「生きているうちに」の願いが、ようやくかなったという思いだろう。元シベリア強制抑留者の救済法成立までに、これほどの長い時間を要したことを、国は真摯に反省すべきだ。
酷寒の地で、森林伐採や鉄道建設など過酷な強制労働を体験した元日本兵らに、特別給付金を支給するシベリア抑留者特別措置法が成立した。
抑留期間に応じて1人25万円~150万円が支給される。
国が抑留の実態調査や遺骨収集、真相究明などに本格的に乗り出すことも明記された。
戦後、旧ソ連によってシベリアやモンゴルに抑留された日本兵は約60万人に上る。約6万人が飢えや寒さで死亡した。生存している元抑留者は推定約7万人で、その平均年齢は88歳になる。
元抑留者らは、1980年代以降、強制労働の未払い賃金に相当する補償を裁判で求めてきた。
本来、支払い義務は旧ソ連にある。しかし、日ソ共同宣言(56年)で賠償請求権を相互放棄していたため、請求相手は日本政府となった。裁判は16年にも及び、97年、最高裁で敗訴が確定した。
6年前からは、当時野党だった民主党が主導して、元抑留者に特別給付金を支給する法案をたびたび国会に提出してきた。鳩山前首相が幹事長時代に、国会で趣旨説明をしたこともある。
政権交代で、元抑留者たちは「今度こそ」と、この通常国会に期待をかけた。閉幕日、16日の成立後に即日公布・施行されたが、一人でも多くの元抑留者を救済するためには当然の対応だろう。
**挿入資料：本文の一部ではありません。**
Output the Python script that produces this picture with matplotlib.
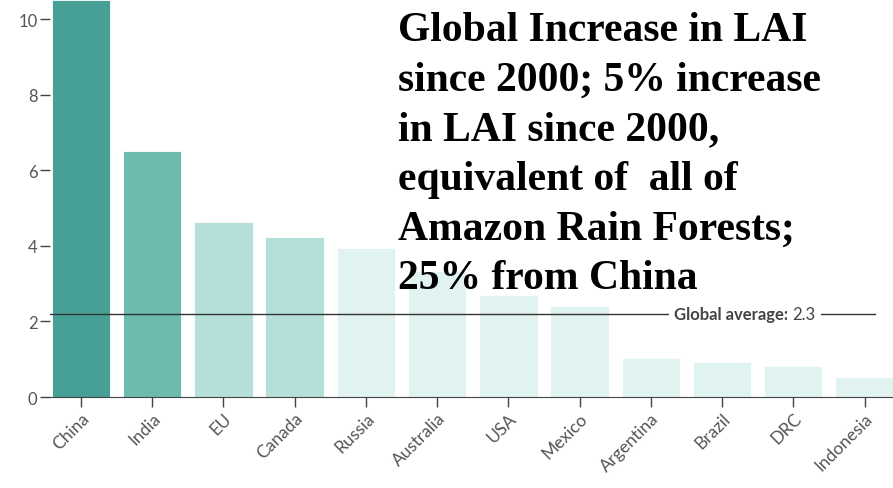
import matplotlib.pyplot as plt

# data
countries = ['China', 'India', 'EU', 'Canada', 'Russia', 'Australia', 'USA',
             'Mexico', 'Argentina', 'Brazil', 'DRC', 'Indonesia']
lai_increase = [10.5, 6.5, 4.63, 4.23, 3.94, 3.33, 2.7, 2.4, 1.03, 0.92, 0.82, 0.53]
bar_colors = ['#46a096', '#6dbaae', '#b5e0da', '#b5e0da'] + ['#e0f3f0'] * 8
global_avg_line = 2.2
global_avg_label = '2.3'
y_ticks = [0, 2, 4, 6, 8, 10]

title = ('Global Increase in LAI\nsince 2000; 5% increase\nin LAI since 2000,\n'
         'equivalent of  all of\nAmazon Rain Forests;\n25% from China')

fig = plt.figure(figsize=(8.93, 4.89), dpi=100)
ax = fig.add_axes([0.056, 0.186, 0.944, 0.814])

x = range(len(countries))
ax.bar(x, lai_increase, width=0.82, color=bar_colors, edgecolor='#ffffff',
       linewidth=0.6, zorder=2)

ax.set_xlim(-0.435, 11.4)
ax.set_ylim(0, 10.53)

# global average reference line with its label
ax.axhline(global_avg_line, xmax=0.979, color='#333333', linewidth=1, zorder=3)
ax.text(0.876, global_avg_line, 'Global average:', transform=ax.get_yaxis_transform(),
        ha='right', va='center', fontsize=12, family='Lato', weight='bold',
        color='#444444', zorder=4,
        bbox=dict(facecolor='white', edgecolor='none', pad=4))
ax.text(0.881, global_avg_line, global_avg_label, transform=ax.get_yaxis_transform(),
        ha='left', va='center', fontsize=12, family='Lato', color='#444444', zorder=4,
        bbox=dict(facecolor='white', edgecolor='none', pad=4))

ax.set_xticks(list(x))
ax.set_xticklabels(countries, rotation=45, ha='right', rotation_mode='anchor',
                   family='Lato', fontsize=12.5, color='#555555')
ax.set_yticks(y_ticks)
ax.set_yticklabels([str(t) for t in y_ticks], family='Lato', fontsize=12, color='#555555')
ax.tick_params(axis='both', length=7, width=1, color='#444444', pad=2)

for side in ['top', 'right', 'left']:
    ax.spines[side].set_visible(False)
ax.spines['bottom'].set_color('#444444')

fig.text(0.446, 0.975, title, ha='left', va='top', family='Liberation Serif',
         weight='bold', fontsize=30, linespacing=1.4, color='black', zorder=10)

fig.savefig('out.png', dpi=100)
今回、終戦時に「日本兵」として抑留された朝鮮・台湾出身者は特別給付金の支給対象から外れた。今後に残された課題だ。
戦後65年、いまだに抑留問題は全容解明とはほど遠い状況にある。抑留死亡者の4割に当たる2万1000人については、いつどこで亡くなったかすら判明していない。収集できた遺骨も1万8000柱余にとどまっている。
2年前、モスクワの国立軍事古文書館で、抑留者延べ約70万人分の新資料の存在が確認された。それぞれ氏名や収容所番号、移動歴などが記載されている。
厚生労働省が、ロシア側から全データの提供を受け、日本側名簿との照合作業を進めている。埋葬地が特定されれば遺骨収集の手がかりにもなるだろう。
特措法の成立を、一日も早い全容解明の追い風にしたい。